**What is expected**
Leaving the pictures aside, transcribe every line below exactly.

* begin *

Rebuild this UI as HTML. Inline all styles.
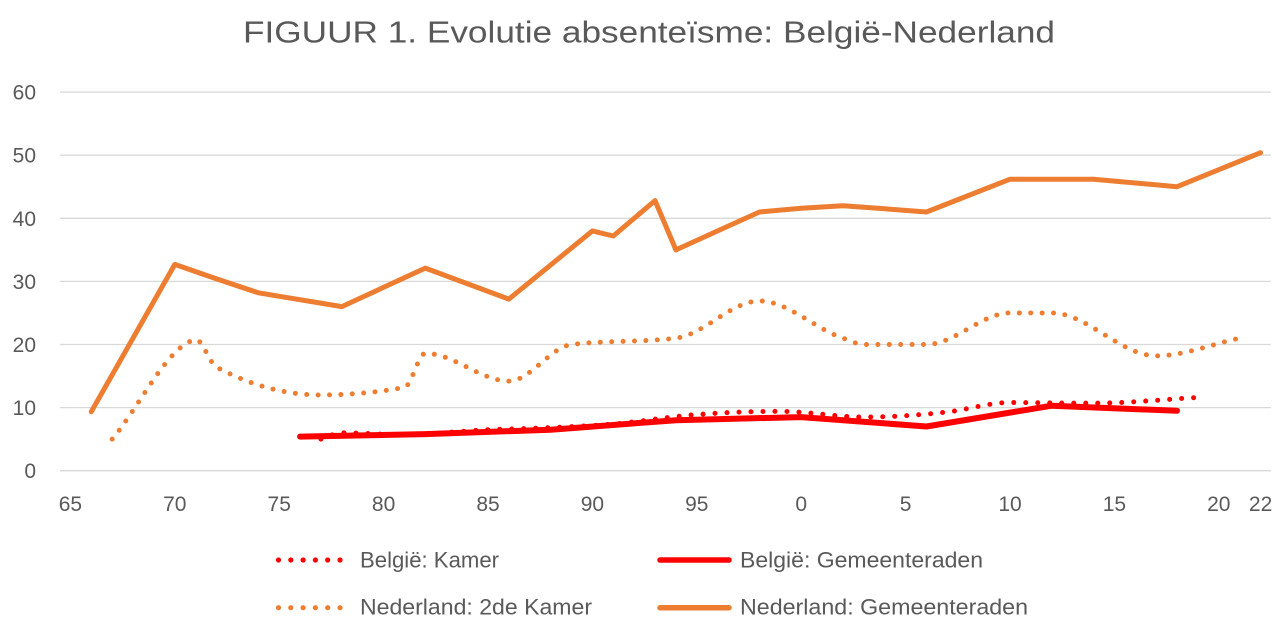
<!DOCTYPE html>
<html><head><meta charset="utf-8"><style>
html,body{margin:0;padding:0;background:#fff;}
svg{display:block;}
text{font-family:"Liberation Sans",Arial,sans-serif;fill:#595959;}
</style></head><body>
<svg width="1284" height="632" viewBox="0 0 1284 632" xmlns="http://www.w3.org/2000/svg">
<rect width="1284" height="632" fill="#fff"/>
<text x="243" y="42.5" font-size="31" textLength="812" lengthAdjust="spacingAndGlyphs">FIGUUR 1. Evolutie absenteïsme: België-Nederland</text>
<g stroke="#D9D9D9" stroke-width="1.3">
<line x1="60" x2="1271" y1="470.7" y2="470.7"/>
<line x1="60" x2="1271" y1="407.6" y2="407.6"/>
<line x1="60" x2="1271" y1="344.5" y2="344.5"/>
<line x1="60" x2="1271" y1="281.4" y2="281.4"/>
<line x1="60" x2="1271" y1="218.3" y2="218.3"/>
<line x1="60" x2="1271" y1="155.2" y2="155.2"/>
<line x1="60" x2="1271" y1="92.1" y2="92.1"/>
</g>
<g font-size="21" text-anchor="end">
<text x="36" y="478.2">0</text>
<text x="36" y="415.1">10</text>
<text x="36" y="352">20</text>
<text x="36" y="288.9">30</text>
<text x="36" y="225.8">40</text>
<text x="36" y="162.7">50</text>
<text x="36" y="99.6">60</text>
</g>
<g font-size="21" text-anchor="middle">
<text x="70.4" y="511">65</text>
<text x="174.8" y="511">70</text>
<text x="279.2" y="511">75</text>
<text x="383.6" y="511">80</text>
<text x="488" y="511">85</text>
<text x="592.4" y="511">90</text>
<text x="696.8" y="511">95</text>
<text x="801.2" y="511">0</text>
<text x="905.6" y="511">5</text>
<text x="1010" y="511">10</text>
<text x="1114.4" y="511">15</text>
<text x="1218.8" y="511">20</text>
<text x="1260.6" y="511">22</text>
</g>
<!-- België: Gemeenteraden -->
<polyline fill="none" stroke="#FF0000" stroke-width="6" stroke-linejoin="round" stroke-linecap="round"
points="300.08,436.6 425.36,434.1 550.64,429.7 675.92,420.2 801.2,417.1 926.48,426.5 1051.76,405.7 1177.04,410.8"/>
<!-- België: Kamer -->
<path fill="none" stroke="#FF0000" stroke-width="5" stroke-linecap="round" stroke-dasharray="0 12"
d="M320.96,439.15 C327.92,437.05 334.88,432.84 341.84,432.84 C362.72,432.84 383.60,434.73 404.48,434.73 C432.32,434.73 460.16,430.81 488.0,429.69 C501.92,429.13 515.84,428.95 529.76,428.42 C557.60,427.37 585.44,426.32 613.28,424.01 C641.12,421.70 668.96,416.64 696.8,414.54 C724.64,412.44 752.48,411.39 780.32,411.39 C808.16,411.39 836.0,417.07 863.84,417.07 C891.68,417.07 919.52,415.14 947.36,412.02 C968.24,409.68 988.88,402.55 1010.0,402.55 C1037.84,402.55 1065.68,403.19 1093.52,403.19 C1128.32,403.19 1163.12,399.39 1197.92,397.5"/>
<!-- Nederland: 2de Kamer -->
<path fill="none" stroke="#ED7D31" stroke-width="5" stroke-linecap="round" stroke-dasharray="0 11.4"
d="M112.16,439.15 C139.99,405.92 167.84,345.45 195.68,339.45 C202.64,339.45 209.60,363.52 216.56,367.22 C251.36,385.73 286.16,394.98 320.96,394.98 C348.80,394.98 376.64,392.46 404.48,387.41 C411.44,386.15 418.40,353.33 425.36,353.33 C453.20,353.33 481.04,381.10 508.88,381.10 C529.76,381.10 550.64,347.02 571.52,344.5 C606.32,340.29 641.12,342.40 675.92,338.19 C703.76,334.82 731.60,300.96 759.44,300.96 C787.28,300.96 815.12,328.98 842.96,338.19 C849.92,340.49 856.88,344.5 863.84,344.5 L926.48,344.5 C954.32,344.5 982.16,312.95 1010.0,312.95 L1051.76,312.95 C1086.56,312.95 1121.36,355.86 1156.16,355.86 C1184.0,355.86 1211.84,344.08 1239.68,338.19"/>
<!-- Nederland: Gemeenteraden -->
<polyline fill="none" stroke="#ED7D31" stroke-width="5" stroke-linejoin="round" stroke-linecap="round"
points="91.28,411.7 174.8,264.4 216.56,278.9 258.32,292.8 341.84,306.6 425.36,268.1 508.88,299.1 592.4,230.9 613.28,236.0 655.04,200.6 675.92,249.9 717.68,230.9 759.44,212.0 801.2,208.2 842.96,205.7 884.72,208.8 926.48,212.0 1010.0,179.2 1093.52,179.2 1177.04,186.7 1260.56,152.7"/>
<!-- Legend -->
<g fill="#FF0000">
<circle cx="278.5" cy="560" r="2.6"/><circle cx="290.8" cy="560" r="2.6"/><circle cx="303.1" cy="560" r="2.6"/><circle cx="315.4" cy="560" r="2.6"/><circle cx="327.7" cy="560" r="2.6"/><circle cx="340" cy="560" r="2.6"/>
</g>
<g fill="#ED7D31">
<circle cx="278.5" cy="607.7" r="2.6"/><circle cx="290.8" cy="607.7" r="2.6"/><circle cx="303.1" cy="607.7" r="2.6"/><circle cx="315.4" cy="607.7" r="2.6"/><circle cx="327.7" cy="607.7" r="2.6"/><circle cx="340" cy="607.7" r="2.6"/>
</g>
<line x1="660" x2="729" y1="560" y2="560" stroke="#FF0000" stroke-width="5.5" stroke-linecap="round"/>
<line x1="660" x2="729" y1="607.7" y2="607.7" stroke="#ED7D31" stroke-width="5.5" stroke-linecap="round"/>
<g font-size="22">
<text x="360" y="567.3" textLength="139" lengthAdjust="spacingAndGlyphs">België: Kamer</text>
<text x="740" y="567.3" textLength="243" lengthAdjust="spacingAndGlyphs">België: Gemeenteraden</text>
<text x="360" y="614.6" textLength="232" lengthAdjust="spacingAndGlyphs">Nederland: 2de Kamer</text>
<text x="740" y="614.6" textLength="288" lengthAdjust="spacingAndGlyphs">Nederland: Gemeenteraden</text>
</g>
</svg>
</body></html>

* end *

**Written answer**
Rebuild this UI as HTML. Inline all styles.
<!DOCTYPE html>
<html><head><meta charset="utf-8"><style>
html,body{margin:0;padding:0;background:#fff;}
svg{display:block;}
text{font-family:"Liberation Sans",Arial,sans-serif;fill:#595959;}
</style></head><body>
<svg width="1284" height="632" viewBox="0 0 1284 632" xmlns="http://www.w3.org/2000/svg">
<rect width="1284" height="632" fill="#fff"/>
<text x="243" y="42.5" font-size="31" textLength="812" lengthAdjust="spacingAndGlyphs">FIGUUR 1. Evolutie absenteïsme: België-Nederland</text>
<g stroke="#D9D9D9" stroke-width="1.3">
<line x1="60" x2="1271" y1="470.7" y2="470.7"/>
<line x1="60" x2="1271" y1="407.6" y2="407.6"/>
<line x1="60" x2="1271" y1="344.5" y2="344.5"/>
<line x1="60" x2="1271" y1="281.4" y2="281.4"/>
<line x1="60" x2="1271" y1="218.3" y2="218.3"/>
<line x1="60" x2="1271" y1="155.2" y2="155.2"/>
<line x1="60" x2="1271" y1="92.1" y2="92.1"/>
</g>
<g font-size="21" text-anchor="end">
<text x="36" y="478.2">0</text>
<text x="36" y="415.1">10</text>
<text x="36" y="352">20</text>
<text x="36" y="288.9">30</text>
<text x="36" y="225.8">40</text>
<text x="36" y="162.7">50</text>
<text x="36" y="99.6">60</text>
</g>
<g font-size="21" text-anchor="middle">
<text x="70.4" y="511">65</text>
<text x="174.8" y="511">70</text>
<text x="279.2" y="511">75</text>
<text x="383.6" y="511">80</text>
<text x="488" y="511">85</text>
<text x="592.4" y="511">90</text>
<text x="696.8" y="511">95</text>
<text x="801.2" y="511">0</text>
<text x="905.6" y="511">5</text>
<text x="1010" y="511">10</text>
<text x="1114.4" y="511">15</text>
<text x="1218.8" y="511">20</text>
<text x="1260.6" y="511">22</text>
</g>
<!-- België: Gemeenteraden -->
<polyline fill="none" stroke="#FF0000" stroke-width="6" stroke-linejoin="round" stroke-linecap="round"
points="300.08,436.6 425.36,434.1 550.64,429.7 675.92,420.2 801.2,417.1 926.48,426.5 1051.76,405.7 1177.04,410.8"/>
<!-- België: Kamer -->
<path fill="none" stroke="#FF0000" stroke-width="5" stroke-linecap="round" stroke-dasharray="0 12"
d="M320.96,439.15 C327.92,437.05 334.88,432.84 341.84,432.84 C362.72,432.84 383.60,434.73 404.48,434.73 C432.32,434.73 460.16,430.81 488.0,429.69 C501.92,429.13 515.84,428.95 529.76,428.42 C557.60,427.37 585.44,426.32 613.28,424.01 C641.12,421.70 668.96,416.64 696.8,414.54 C724.64,412.44 752.48,411.39 780.32,411.39 C808.16,411.39 836.0,417.07 863.84,417.07 C891.68,417.07 919.52,415.14 947.36,412.02 C968.24,409.68 988.88,402.55 1010.0,402.55 C1037.84,402.55 1065.68,403.19 1093.52,403.19 C1128.32,403.19 1163.12,399.39 1197.92,397.5"/>
<!-- Nederland: 2de Kamer -->
<path fill="none" stroke="#ED7D31" stroke-width="5" stroke-linecap="round" stroke-dasharray="0 11.4"
d="M112.16,439.15 C139.99,405.92 167.84,345.45 195.68,339.45 C202.64,339.45 209.60,363.52 216.56,367.22 C251.36,385.73 286.16,394.98 320.96,394.98 C348.80,394.98 376.64,392.46 404.48,387.41 C411.44,386.15 418.40,353.33 425.36,353.33 C453.20,353.33 481.04,381.10 508.88,381.10 C529.76,381.10 550.64,347.02 571.52,344.5 C606.32,340.29 641.12,342.40 675.92,338.19 C703.76,334.82 731.60,300.96 759.44,300.96 C787.28,300.96 815.12,328.98 842.96,338.19 C849.92,340.49 856.88,344.5 863.84,344.5 L926.48,344.5 C954.32,344.5 982.16,312.95 1010.0,312.95 L1051.76,312.95 C1086.56,312.95 1121.36,355.86 1156.16,355.86 C1184.0,355.86 1211.84,344.08 1239.68,338.19"/>
<!-- Nederland: Gemeenteraden -->
<polyline fill="none" stroke="#ED7D31" stroke-width="5" stroke-linejoin="round" stroke-linecap="round"
points="91.28,411.7 174.8,264.4 216.56,278.9 258.32,292.8 341.84,306.6 425.36,268.1 508.88,299.1 592.4,230.9 613.28,236.0 655.04,200.6 675.92,249.9 717.68,230.9 759.44,212.0 801.2,208.2 842.96,205.7 884.72,208.8 926.48,212.0 1010.0,179.2 1093.52,179.2 1177.04,186.7 1260.56,152.7"/>
<!-- Legend -->
<g fill="#FF0000">
<circle cx="278.5" cy="560" r="2.6"/><circle cx="290.8" cy="560" r="2.6"/><circle cx="303.1" cy="560" r="2.6"/><circle cx="315.4" cy="560" r="2.6"/><circle cx="327.7" cy="560" r="2.6"/><circle cx="340" cy="560" r="2.6"/>
</g>
<g fill="#ED7D31">
<circle cx="278.5" cy="607.7" r="2.6"/><circle cx="290.8" cy="607.7" r="2.6"/><circle cx="303.1" cy="607.7" r="2.6"/><circle cx="315.4" cy="607.7" r="2.6"/><circle cx="327.7" cy="607.7" r="2.6"/><circle cx="340" cy="607.7" r="2.6"/>
</g>
<line x1="660" x2="729" y1="560" y2="560" stroke="#FF0000" stroke-width="5.5" stroke-linecap="round"/>
<line x1="660" x2="729" y1="607.7" y2="607.7" stroke="#ED7D31" stroke-width="5.5" stroke-linecap="round"/>
<g font-size="22">
<text x="360" y="567.3" textLength="139" lengthAdjust="spacingAndGlyphs">België: Kamer</text>
<text x="740" y="567.3" textLength="243" lengthAdjust="spacingAndGlyphs">België: Gemeenteraden</text>
<text x="360" y="614.6" textLength="232" lengthAdjust="spacingAndGlyphs">Nederland: 2de Kamer</text>
<text x="740" y="614.6" textLength="288" lengthAdjust="spacingAndGlyphs">Nederland: Gemeenteraden</text>
</g>
</svg>
</body></html>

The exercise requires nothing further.